Recently, a number of patents have pursued the concept of single horizontal
wellbore oil recovery methods. U.S. Pat. No. 5,167,280 issued Dec. 1, 1992
to Sanchez and Hazlett discloses a solvent stimulation process for tar
sands reservoirs whereby a viscosity reducing agent is circulated through
an inner tubing string into a perforated horizontal well. The recovery of
oil is achieved by diffusion of the solvent/solute mixture into the
reservoir, and removal of the oil along the horizontal well as the solvent
circulation continues. However, despite the recommended use of horizontal
wells, solvent processes are commercially impractical because they require
long soak times during which the solvent and oil must remain in contact to
have any mixing. Also, the wellbore pressure must be lower than the
reservoir pressure in order to promote solvent diffusion. Under these
conditions, the proportion of injected solvent which preferentially flows
out of the reservoir will be substantially greater than that which rises
into the reservoir, thus decreasing the effectiveness of the process.
U.S. Pat. No. 4,116,275 issued Sep. 26, 1978 to Butler et al. discloses a
cyclic steam stimulation method of recovering hydrocarbon from tar sands
formations via a horizontal wellbore completed with slotted or perforated
casing means and with dual concentric tubing strings forming two annular
spaces. Steam is injected into the reservoir through the second annular
space between the liner or perforated casing and the outer tubing, while
gas is introduced as insulating medium in the first annular space. Heated
oil and steam condensate are produced to the surface through the inner
tubing string.
U.S. Pat. No. 5,148,869 issued Sep. 22, 1992 to Sanchez discloses a single
wellbore method and apparatus for in-situ extraction of viscous oil by
gravity action using steam plus solvent vapour. One serious limitation of
this invention in a practical application is that the method hinges on the
use of a specially designed horizontal wellbore containing two
compartments. Steam flows into the formation through a condult perforated
only along the upper portion of the horizontal wellbore, while oil and
condensate flowing downwardly from the reservoir collect in a pool around
the wellbore and is pulled into an inner compartment perforated
essentially only along the base of the wellbore.
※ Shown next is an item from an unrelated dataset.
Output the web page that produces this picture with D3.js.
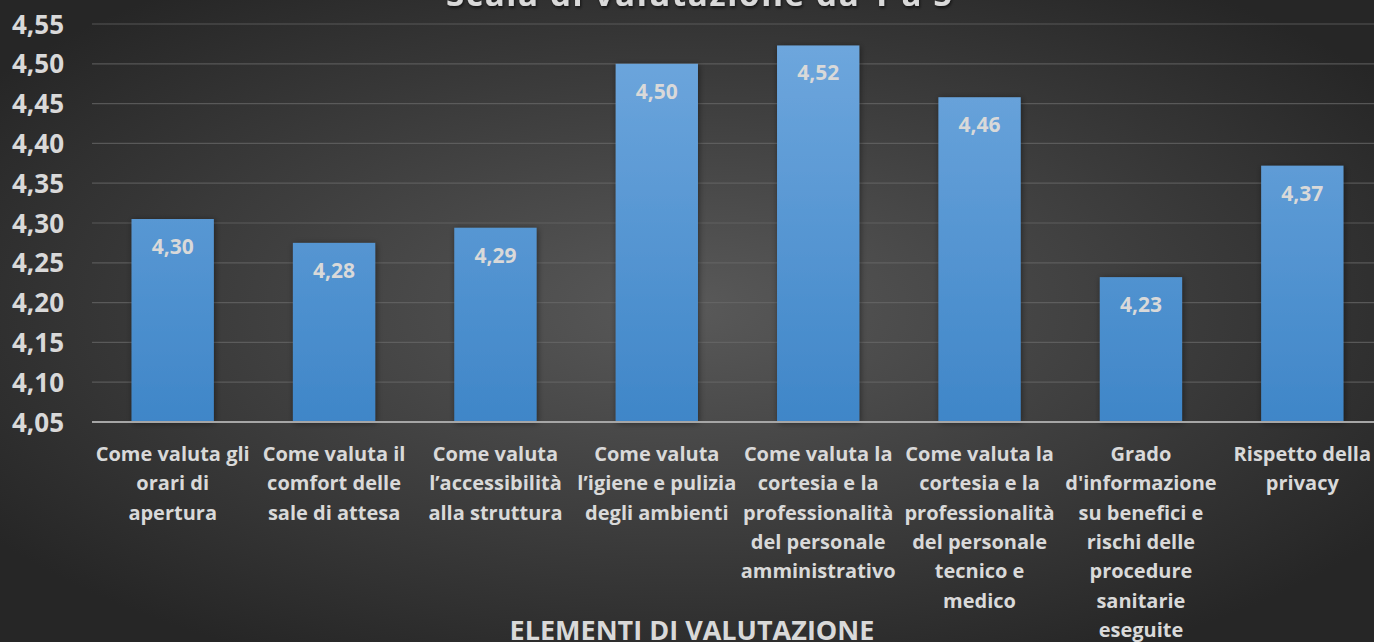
<!DOCTYPE html>
<html>
<head>
<meta charset="utf-8">
<script src="https://cdn.jsdelivr.net/npm/d3@7"></script>
<style>
  html, body { margin: 0; padding: 0; background: #2e2e2e; overflow: hidden; }
  text { font-family: "Open Sans", Lato, sans-serif; font-weight: bold; }
</style>
</head>
<body>
<div id="chart"></div>
<script>
// Chart values
const categories = [
    "Come valuta gli orari di apertura",
    "Come valuta il comfort delle sale di attesa",
    "Come valuta l\u2019accessibilità alla struttura",
    "Come valuta l\u2019igiene e pulizia degli ambienti",
    "Come valuta la cortesia e la professionalità del personale amministrativo",
    "Come valuta la cortesia e la professionalità del personale tecnico e medico",
    "Grado d'informazione su benefici e rischi delle procedure sanitarie eseguite",
    "Rispetto della privacy"
]
const categoryLines = [
    ["Come valuta gli", "orari di", "apertura"],
    ["Come valuta il", "comfort delle", "sale di attesa"],
    ["Come valuta", "l\u2019accessibilità", "alla struttura"],
    ["Come valuta", "l\u2019igiene e pulizia", "degli ambienti"],
    ["Come valuta la", "cortesia e la", "professionalità", "del personale", "amministrativo"],
    ["Come valuta la", "cortesia e la", "professionalità", "del personale", "tecnico e", "medico"],
    ["Grado", "d'informazione", "su benefici e", "rischi delle", "procedure", "sanitarie", "eseguite"],
    ["Rispetto della", "privacy"]
]
const values = [4.305, 4.275, 4.294, 4.500, 4.523, 4.458, 4.232, 4.372]
const valueLabels = ["4,30", "4,28", "4,29", "4,50", "4,52", "4,46", "4,23", "4,37"]
const yTicks = [4.05, 4.10, 4.15, 4.20, 4.25, 4.30, 4.35, 4.40, 4.45, 4.50, 4.55]
const chartTitle = "Scala di valutazione da 1 a 5"
const xAxisTitle = "ELEMENTI DI VALUTAZIONE"

const WIDTH = 1374
const HEIGHT = 642
const PLOT = {LEFT: 92, RIGHT: 1383, TOP: 24, BOTTOM: 422}
const TEXT = "#d9d9d9"

let svg = d3.select("#chart").append("svg")
    .attr("width", WIDTH)
    .attr("height", HEIGHT)

let defs = svg.append("defs")

// Dark radial background
let bg = defs.append("radialGradient")
    .attr("id", "bg")
    .attr("cx", "50%").attr("cy", "48%").attr("r", "62%")
bg.append("stop").attr("offset", "0%").attr("stop-color", "#595959")
bg.append("stop").attr("offset", "100%").attr("stop-color", "#262626")

// Blue bar gradient
let barGrad = defs.append("linearGradient")
    .attr("id", "barGrad")
    .attr("gradientUnits", "userSpaceOnUse")
    .attr("x1", 0).attr("y1", PLOT.TOP).attr("x2", 0).attr("y2", PLOT.BOTTOM)
barGrad.append("stop").attr("offset", "0%").attr("stop-color", "#70a8de")
barGrad.append("stop").attr("offset", "100%").attr("stop-color", "#3f86c8")

let shadow = defs.append("filter").attr("id", "shadow")
    .attr("x", "-20%").attr("y", "-20%").attr("width", "140%").attr("height", "140%")
shadow.append("feDropShadow")
    .attr("dx", 1).attr("dy", 1).attr("stdDeviation", 3)
    .attr("flood-color", "#000").attr("flood-opacity", 0.45)

let textShadow = defs.append("filter").attr("id", "tshadow")
textShadow.append("feDropShadow")
    .attr("dx", 1).attr("dy", 2).attr("stdDeviation", 1.5)
    .attr("flood-color", "#000").attr("flood-opacity", 0.6)

svg.append("rect")
    .attr("width", WIDTH).attr("height", HEIGHT)
    .attr("fill", "url(#bg)")

// Scales
let xScale = d3.scaleBand()
    .domain(categories)
    .range([PLOT.LEFT, PLOT.RIGHT])
    .paddingInner(0.49)
    .paddingOuter(0.245)

let yScale = d3.scaleLinear()
    .domain([4.05, 4.55])
    .range([PLOT.BOTTOM, PLOT.TOP])

// Gridlines
svg.append("g")
    .selectAll("line")
    .data(yTicks.slice(1))
    .join("line")
        .attr("x1", PLOT.LEFT)
        .attr("x2", WIDTH)
        .attr("y1", d => yScale(d))
        .attr("y2", d => yScale(d))
        .attr("stroke", "#6a6a6a")
        .attr("stroke-opacity", 0.7)
        .attr("stroke-width", 1.2)

// Y axis labels
let yAxis = svg.append("g")
    .attr("transform", "translate(" + (PLOT.LEFT - 28) + ",0)")
    .call(d3.axisLeft(yScale).tickValues(yTicks).tickSize(0).tickPadding(0)
        .tickFormat(d => d3.format(".2f")(d).replace(".", ",")))
yAxis.select(".domain").remove()
yAxis.selectAll("text")
    .attr("fill", TEXT)
    .style("font-size", "26px")
    .attr("dy", "0.35em")

// Bars
svg.append("g")
    .selectAll("rect")
    .data(values)
    .join("rect")
        .attr("x", (d, i) => xScale(categories[i]))
        .attr("y", d => yScale(d))
        .attr("width", xScale.bandwidth())
        .attr("height", d => yScale(4.05) - yScale(d))
        .attr("fill", "url(#barGrad)")
        .attr("filter", "url(#shadow)")

// Baseline
svg.append("line")
    .attr("x1", PLOT.LEFT).attr("x2", WIDTH)
    .attr("y1", PLOT.BOTTOM).attr("y2", PLOT.BOTTOM)
    .attr("stroke", "#a6a6a6")
    .attr("stroke-width", 2)

// Value labels inside bars
svg.append("g")
    .selectAll("text")
    .data(values)
    .join("text")
        .attr("x", (d, i) => xScale(categories[i]) + xScale.bandwidth() / 2)
        .attr("y", d => yScale(d) + 35)
        .attr("text-anchor", "middle")
        .attr("fill", TEXT)
        .style("font-size", "21px")
        .text((d, i) => valueLabels[i])

// Category labels
let catGroup = svg.append("g")
categories.forEach((c, i) => {
    let t = catGroup.append("text")
        .attr("x", xScale(c) + xScale.bandwidth() / 2)
        .attr("y", 461)
        .attr("text-anchor", "middle")
        .attr("fill", TEXT)
        .style("font-size", "20px")
    categoryLines[i].forEach((line, j) => {
        t.append("tspan")
            .attr("x", xScale(c) + xScale.bandwidth() / 2)
            .attr("dy", j == 0 ? 0 : 29.3)
            .text(line)
    })
})

// Titles
svg.append("text")
    .attr("x", 700)
    .attr("y", 6)
    .attr("text-anchor", "middle")
    .attr("fill", TEXT)
    .attr("filter", "url(#tshadow)")
    .style("font-size", "33px")
    .style("letter-spacing", "1.7px")
    .text(chartTitle)

svg.append("text")
    .attr("x", 692)
    .attr("y", 640)
    .attr("text-anchor", "middle")
    .attr("fill", TEXT)
    .style("font-size", "27px")
    .text(xAxisTitle)
</script>
</body>
</html>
Using this apparatus with
steam injection into the upper perforated conduit, it would be nearly
impossible to transport steam effectively to the toe of the horizontal
well or distribute the steam uniformly along the well without a short
circuit to the production conduit below.
U.S. Pat. No. 5,215,149 issued Jun. 1, 1993 to Lu discloses a process where
heavy oil is recovered from reservoirs with limited native injectivity and
a high water-saturated bottom water zone. The horizontal wellbore is
perforated only on its top side at selected intervals. It contains an
uninsulated tubing string inserted to the farthest end. A thermal packer
is placed around the tubing to form two separated, spaced-apart perforated
intervals along the horizontal well. Thereafter, steam is injected into
the reservoir via the perforated interval near the heel of the horizontal
well, while oil and steam condensate are removed via the inner tubing
string at the distal and of the horizontal wellbore. Three problems can be
identified in the application of this process to an unconsolidated heavy
oil reservoir. First, a large amount of sand will be transported into the
inner production tubing as the steam sweeps through one set of perforation
interval then through the reservoir and is produced through the other set
of perforated intervals. Secondly, once a communication path is
established between the injection interval and production interval, steam
will find an easy way to short circuit the reservoir resulting in poor
displacement efficiency. Additionally, the scheme will promote very high
heat losses as the produced fluids flowing through the tubing are heated
by the steam as it enters the heel of the horizontal well.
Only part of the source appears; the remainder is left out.